- [SUPPLIED DATA]:
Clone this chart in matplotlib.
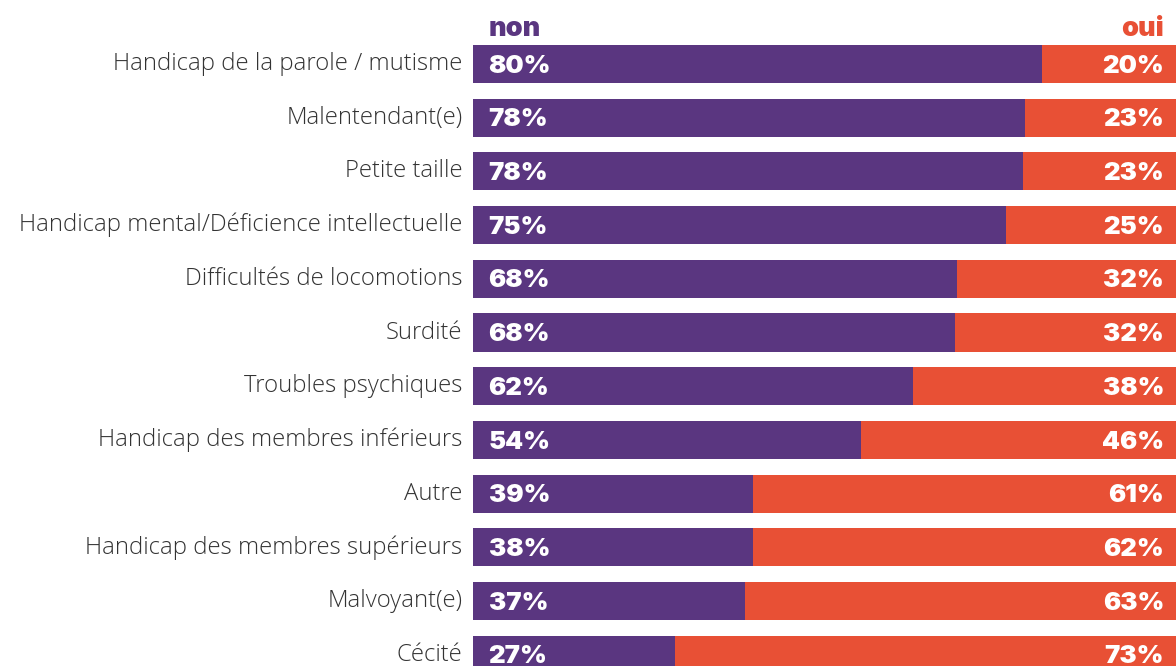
import matplotlib
matplotlib.use("Agg")
import matplotlib.pyplot as plt

categories = [
    "Handicap de la parole / mutisme",
    "Malentendant(e)",
    "Petite taille",
    "Handicap mental/Déficience intellectuelle",
    "Difficultés de locomotions",
    "Surdité",
    "Troubles psychiques",
    "Handicap des membres inférieurs",
    "Autre",
    "Handicap des membres supérieurs",
    "Malvoyant(e)",
    "Cécité",
]
non_share = [80.1, 77.7, 77.5, 75.1, 68.2, 67.9, 62.0, 54.6, 39.4, 39.4, 38.3, 28.5]
non_labels = [80, 78, 78, 75, 68, 68, 62, 54, 39, 38, 37, 27]
oui_labels = [20, 23, 23, 25, 32, 32, 38, 46, 61, 62, 63, 73]
series_names = ["non", "oui"]

PURPLE = "#5a3680"
ORANGE = "#e85035"
W, H = 1176, 666

fig = plt.figure(figsize=(W / 100, H / 100), dpi=100)
ax = fig.add_axes([473 / W, 0, 710 / W, 1])

y = list(range(len(categories)))
oui_share = [100 - v for v in non_share]
ax.barh(y, non_share, height=0.71, color=PURPLE)
ax.barh(y, oui_share, left=non_share, height=0.71, color=ORANGE)

ax.set_xlim(0, 100)
ax.set_ylim(11.21, -1.192)
ax.axis("off")

right_x = (1164 - 473) / 710 * 100
val_font = dict(family="Inter", weight="black", size=18.5, color="white")
for i in y:
    ax.text(2.2, i + 0.04, f"{non_labels[i]}%", va="center", ha="left", **val_font)
    ax.text(right_x, i + 0.04, f"{oui_labels[i]}%", va="center", ha="right", **val_font)
    ax.text(-1.5, i, categories[i], va="center", ha="right",
            family="Open Sans", weight="light", size=17.2, color="#333333")

ax.text(2.2, -0.52, series_names[0], va="baseline", ha="left",
        family="Inter", weight="black", size=19.5, color=PURPLE)
ax.text(right_x, -0.52, series_names[1], va="baseline", ha="right",
        family="Inter", weight="black", size=19.5, color=ORANGE)

fig.savefig("out.png", dpi=100)
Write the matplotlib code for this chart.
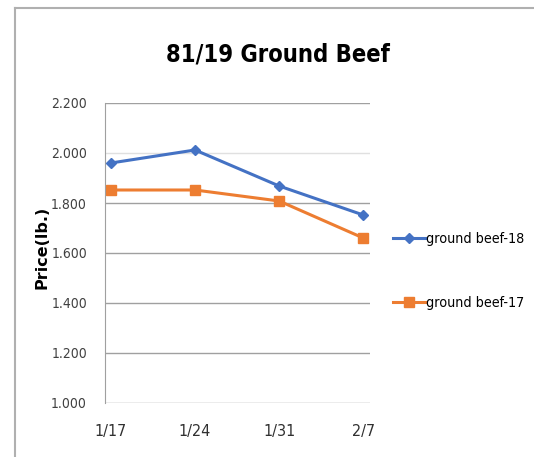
import matplotlib; matplotlib.use("Agg")
import matplotlib.pyplot as plt
from matplotlib.lines import Line2D

dates = ["1/17", "1/24", "1/31", "2/7"]
beef18 = [1.960, 2.012, 1.868, 1.752]
beef17 = [1.852, 1.852, 1.808, 1.660]
yticks = [1.0, 1.2, 1.4, 1.6, 1.8, 2.0, 2.2]

plt.rcParams["font.family"] = ["DejaVu Sans"]
plt.rcParams["font.stretch"] = "condensed"

fig = plt.figure(figsize=(5.34, 4.57), dpi=100)
ax = fig.add_axes([105/534, 1-403/457, 265/534, 300/457])

x = range(len(dates))
l18, = ax.plot(x, beef18, "-", color="#4472C4", lw=2.2, marker="D", ms=5, label="ground beef-18")
l17, = ax.plot(x, beef17, "-", color="#ED7D31", lw=2.2, marker="s", ms=7.5, label="ground beef-17")

ax.set_ylim(1.0, 2.2)
ax.set_xlim(-0.07, 3.08)
ax.set_yticks(yticks)
ax.set_yticklabels([f"{v:.3f}" for v in yticks], fontsize=10, color="#404040")
ax.set_xticks(list(x))
ax.set_xticklabels(dates, fontsize=11.5, color="#303030")
ax.tick_params(length=0, pad=13)
ax.tick_params(axis="x", pad=15)
for v in yticks:
    ax.axhline(v, color="#e0e0e0" if v == 2.0 else "#a0a0a0", lw=1, zorder=0)
for s in ["top", "right", "bottom"]:
    ax.spines[s].set_visible(False)
ax.spines["left"].set_color("#a0a0a0")

ax.set_ylabel("Price(lb.)", fontsize=11.5, fontweight="bold", fontstretch="normal")
ax.yaxis.set_label_coords(-0.21, 0.52)
fig.text(278/534, 1-55/457, "81/19 Ground Beef", ha="center", va="center", fontsize=17, fontweight="bold")

fig.legend(handles=[l18, l17], loc="center left", bbox_to_anchor=(380/534, 1-271/457),
           frameon=False, fontsize=10.3, labelspacing=3.5, handlelength=2.3, handletextpad=0.05)

# outer frame lines
fig.add_artist(Line2D([14.5/534, 14.5/534], [0, 1-7.5/457], color="#b0b0b0", lw=1.5))
fig.add_artist(Line2D([14.5/534, 1], [1-7.5/457, 1-7.5/457], color="#b0b0b0", lw=1.5))

fig.savefig("out.png", dpi=100)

- [PROBLEM TO WORK ON]: Please reproduce nothing but the lines from the one containing "Write the matplotlib code for this chart." through the closing line of the listing, retyped word for word, pictures excluded.

- [SOLUTION]:
Write the matplotlib code for this chart.
import matplotlib; matplotlib.use("Agg")
import matplotlib.pyplot as plt
from matplotlib.lines import Line2D

dates = ["1/17", "1/24", "1/31", "2/7"]
beef18 = [1.960, 2.012, 1.868, 1.752]
beef17 = [1.852, 1.852, 1.808, 1.660]
yticks = [1.0, 1.2, 1.4, 1.6, 1.8, 2.0, 2.2]

plt.rcParams["font.family"] = ["DejaVu Sans"]
plt.rcParams["font.stretch"] = "condensed"

fig = plt.figure(figsize=(5.34, 4.57), dpi=100)
ax = fig.add_axes([105/534, 1-403/457, 265/534, 300/457])

x = range(len(dates))
l18, = ax.plot(x, beef18, "-", color="#4472C4", lw=2.2, marker="D", ms=5, label="ground beef-18")
l17, = ax.plot(x, beef17, "-", color="#ED7D31", lw=2.2, marker="s", ms=7.5, label="ground beef-17")

ax.set_ylim(1.0, 2.2)
ax.set_xlim(-0.07, 3.08)
ax.set_yticks(yticks)
ax.set_yticklabels([f"{v:.3f}" for v in yticks], fontsize=10, color="#404040")
ax.set_xticks(list(x))
ax.set_xticklabels(dates, fontsize=11.5, color="#303030")
ax.tick_params(length=0, pad=13)
ax.tick_params(axis="x", pad=15)
for v in yticks:
    ax.axhline(v, color="#e0e0e0" if v == 2.0 else "#a0a0a0", lw=1, zorder=0)
for s in ["top", "right", "bottom"]:
    ax.spines[s].set_visible(False)
ax.spines["left"].set_color("#a0a0a0")

ax.set_ylabel("Price(lb.)", fontsize=11.5, fontweight="bold", fontstretch="normal")
ax.yaxis.set_label_coords(-0.21, 0.52)
fig.text(278/534, 1-55/457, "81/19 Ground Beef", ha="center", va="center", fontsize=17, fontweight="bold")

fig.legend(handles=[l18, l17], loc="center left", bbox_to_anchor=(380/534, 1-271/457),
           frameon=False, fontsize=10.3, labelspacing=3.5, handlelength=2.3, handletextpad=0.05)

# outer frame lines
fig.add_artist(Line2D([14.5/534, 14.5/534], [0, 1-7.5/457], color="#b0b0b0", lw=1.5))
fig.add_artist(Line2D([14.5/534, 1], [1-7.5/457, 1-7.5/457], color="#b0b0b0", lw=1.5))

fig.savefig("out.png", dpi=100)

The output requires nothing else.